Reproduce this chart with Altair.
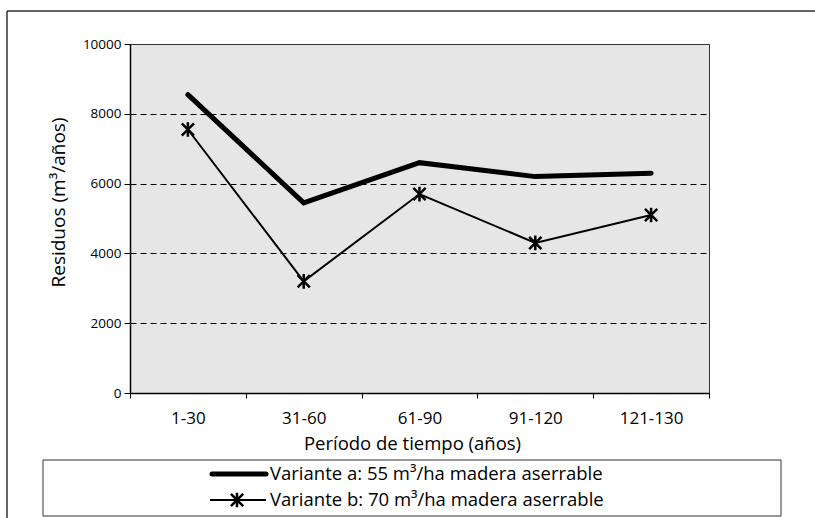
import altair as alt
import pandas as pd

# ---- data ----
periods = ["1-30", "31-60", "61-90", "91-120", "121-130"]
variante_a = [8550, 5450, 6600, 6200, 6300]
variante_b = [7550, 3200, 5700, 4300, 5100]
y_ticks = [0, 2000, 4000, 6000, 8000, 10000]
series_names = ["Variante a: 55 m³/ha madera aserrable",
                "Variante b: 70 m³/ha madera aserrable"]
x_title = "Período de tiempo (años)"
y_title = "Residuos (m³/años)"

FONT = "Open Sans"
W, H = 579, 349
STAR = "M-1,-1L1,1M-1,1L1,-1M0,-1.2L0,1.2"

df = pd.DataFrame({
    "period": periods * 2,
    "value": variante_a + variante_b,
    "series": [series_names[0]] * len(periods) + [series_names[1]] * len(periods),
})

x_enc = alt.X(
    "period:N", sort=periods,
    scale=alt.Scale(type="band", paddingInner=0, paddingOuter=0),
    axis=alt.Axis(title=x_title, tickBand="extent", labelAngle=0, grid=False,
                  labelFontSize=17, labelBaseline="middle", labelPadding=20,
                  tickSize=5, tickColor="black", domainColor="black", domainWidth=1.5,
                  titleFontSize=18.5, titleFontWeight="normal", titleX=282, titleY=50,
                  titleBaseline="middle", titleAlign="center"),
)
y_enc = alt.Y(
    "value:Q", scale=alt.Scale(domain=[0, 10000], nice=False),
    axis=alt.Axis(values=y_ticks, format="d", title=y_title, labelFontSize=13.5, tickSize=6,
                  labelPadding=3, tickColor="black", domainColor="black", domainWidth=1.5,
                  grid=True, gridColor="black", gridDash=[6, 4], gridWidth=1,
                  gridOpacity={"condition": {"test": "datum.value > 0 && datum.value < 10000", "value": 1}, "value": 0},
                  titleFontSize=19, titleFontWeight="normal", titleAngle=270,
                  titleX=-72, titleY=158, titleAlign="center", titleBaseline="middle"),
)

base = alt.Chart(df).encode(x=x_enc, y=y_enc)
line_a = base.transform_filter(alt.datum.series == series_names[0]).mark_line(
    color="black", strokeWidth=5, strokeCap="round")
line_b = base.transform_filter(alt.datum.series == series_names[1]).mark_line(
    color="black", strokeWidth=2)
pts_b = base.transform_filter(alt.datum.series == series_names[1]).mark_point(
    shape=STAR, size=150, filled=False, stroke="black", strokeWidth=2.5, opacity=1)

one = alt.Chart(pd.DataFrame({"k": [0]}))
outer_top = one.mark_rule(color="#333333", strokeWidth=1.5).encode(
    x=alt.value(-123), x2=alt.value(700), y=alt.value(-33))
outer_left = one.mark_rule(color="#333333", strokeWidth=1.5).encode(
    x=alt.value(-123), y=alt.value(-33), y2=alt.value(480))
leg_box = one.mark_rect(fill="white", stroke="#333333", strokeWidth=1).encode(
    x=alt.value(-87), x2=alt.value(651), y=alt.value(416), y2=alt.value(472))
leg_a = one.mark_rule(color="black", strokeWidth=5, strokeCap="round").encode(
    x=alt.value(82), x2=alt.value(136), y=alt.value(430))
leg_b = one.mark_rule(color="black", strokeWidth=2).encode(
    x=alt.value(80), x2=alt.value(136), y=alt.value(456))
leg_pt = one.mark_point(shape=STAR, size=150, filled=False, stroke="black",
                        strokeWidth=2.5, opacity=1).encode(
    x=alt.value(107), y=alt.value(456))
leg_ta = one.mark_text(align="left", baseline="middle", font=FONT, fontSize=18.5,
                       color="black").encode(
    x=alt.value(140), y=alt.value(430), text=alt.value(series_names[0]))
leg_tb = one.mark_text(align="left", baseline="middle", font=FONT, fontSize=18.5,
                       color="black").encode(
    x=alt.value(140), y=alt.value(456), text=alt.value(series_names[1]))

chart = alt.layer(
    line_a, line_b, pts_b,
    outer_top, outer_left, leg_box, leg_a, leg_b, leg_pt, leg_ta, leg_tb,
).properties(
    width=W, height=H,
    autosize=alt.AutoSizeParams(type="none"),
    padding={"left": 130, "top": 44, "right": 106, "bottom": 125},
    background="white",
).configure_view(
    fill="#e6e6e6", stroke="#333333", strokeWidth=1,
).configure_axis(
    labelFont=FONT, titleFont=FONT, labelColor="black", titleColor="black",
)

chart.save("out.html", embed_options={"renderer": "svg", "actions": False})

*The problem*: Quote the data above in full and without alteration; skip the pictures.

*Written reply*:
Reproduce this chart with Altair.
import altair as alt
import pandas as pd

# ---- data ----
periods = ["1-30", "31-60", "61-90", "91-120", "121-130"]
variante_a = [8550, 5450, 6600, 6200, 6300]
variante_b = [7550, 3200, 5700, 4300, 5100]
y_ticks = [0, 2000, 4000, 6000, 8000, 10000]
series_names = ["Variante a: 55 m³/ha madera aserrable",
                "Variante b: 70 m³/ha madera aserrable"]
x_title = "Período de tiempo (años)"
y_title = "Residuos (m³/años)"

FONT = "Open Sans"
W, H = 579, 349
STAR = "M-1,-1L1,1M-1,1L1,-1M0,-1.2L0,1.2"

df = pd.DataFrame({
    "period": periods * 2,
    "value": variante_a + variante_b,
    "series": [series_names[0]] * len(periods) + [series_names[1]] * len(periods),
})

x_enc = alt.X(
    "period:N", sort=periods,
    scale=alt.Scale(type="band", paddingInner=0, paddingOuter=0),
    axis=alt.Axis(title=x_title, tickBand="extent", labelAngle=0, grid=False,
                  labelFontSize=17, labelBaseline="middle", labelPadding=20,
                  tickSize=5, tickColor="black", domainColor="black", domainWidth=1.5,
                  titleFontSize=18.5, titleFontWeight="normal", titleX=282, titleY=50,
                  titleBaseline="middle", titleAlign="center"),
)
y_enc = alt.Y(
    "value:Q", scale=alt.Scale(domain=[0, 10000], nice=False),
    axis=alt.Axis(values=y_ticks, format="d", title=y_title, labelFontSize=13.5, tickSize=6,
                  labelPadding=3, tickColor="black", domainColor="black", domainWidth=1.5,
                  grid=True, gridColor="black", gridDash=[6, 4], gridWidth=1,
                  gridOpacity={"condition": {"test": "datum.value > 0 && datum.value < 10000", "value": 1}, "value": 0},
                  titleFontSize=19, titleFontWeight="normal", titleAngle=270,
                  titleX=-72, titleY=158, titleAlign="center", titleBaseline="middle"),
)

base = alt.Chart(df).encode(x=x_enc, y=y_enc)
line_a = base.transform_filter(alt.datum.series == series_names[0]).mark_line(
    color="black", strokeWidth=5, strokeCap="round")
line_b = base.transform_filter(alt.datum.series == series_names[1]).mark_line(
    color="black", strokeWidth=2)
pts_b = base.transform_filter(alt.datum.series == series_names[1]).mark_point(
    shape=STAR, size=150, filled=False, stroke="black", strokeWidth=2.5, opacity=1)

one = alt.Chart(pd.DataFrame({"k": [0]}))
outer_top = one.mark_rule(color="#333333", strokeWidth=1.5).encode(
    x=alt.value(-123), x2=alt.value(700), y=alt.value(-33))
outer_left = one.mark_rule(color="#333333", strokeWidth=1.5).encode(
    x=alt.value(-123), y=alt.value(-33), y2=alt.value(480))
leg_box = one.mark_rect(fill="white", stroke="#333333", strokeWidth=1).encode(
    x=alt.value(-87), x2=alt.value(651), y=alt.value(416), y2=alt.value(472))
leg_a = one.mark_rule(color="black", strokeWidth=5, strokeCap="round").encode(
    x=alt.value(82), x2=alt.value(136), y=alt.value(430))
leg_b = one.mark_rule(color="black", strokeWidth=2).encode(
    x=alt.value(80), x2=alt.value(136), y=alt.value(456))
leg_pt = one.mark_point(shape=STAR, size=150, filled=False, stroke="black",
                        strokeWidth=2.5, opacity=1).encode(
    x=alt.value(107), y=alt.value(456))
leg_ta = one.mark_text(align="left", baseline="middle", font=FONT, fontSize=18.5,
                       color="black").encode(
    x=alt.value(140), y=alt.value(430), text=alt.value(series_names[0]))
leg_tb = one.mark_text(align="left", baseline="middle", font=FONT, fontSize=18.5,
                       color="black").encode(
    x=alt.value(140), y=alt.value(456), text=alt.value(series_names[1]))

chart = alt.layer(
    line_a, line_b, pts_b,
    outer_top, outer_left, leg_box, leg_a, leg_b, leg_pt, leg_ta, leg_tb,
).properties(
    width=W, height=H,
    autosize=alt.AutoSizeParams(type="none"),
    padding={"left": 130, "top": 44, "right": 106, "bottom": 125},
    background="white",
).configure_view(
    fill="#e6e6e6", stroke="#333333", strokeWidth=1,
).configure_axis(
    labelFont=FONT, titleFont=FONT, labelColor="black", titleColor="black",
)

chart.save("out.html", embed_options={"renderer": "svg", "actions": False})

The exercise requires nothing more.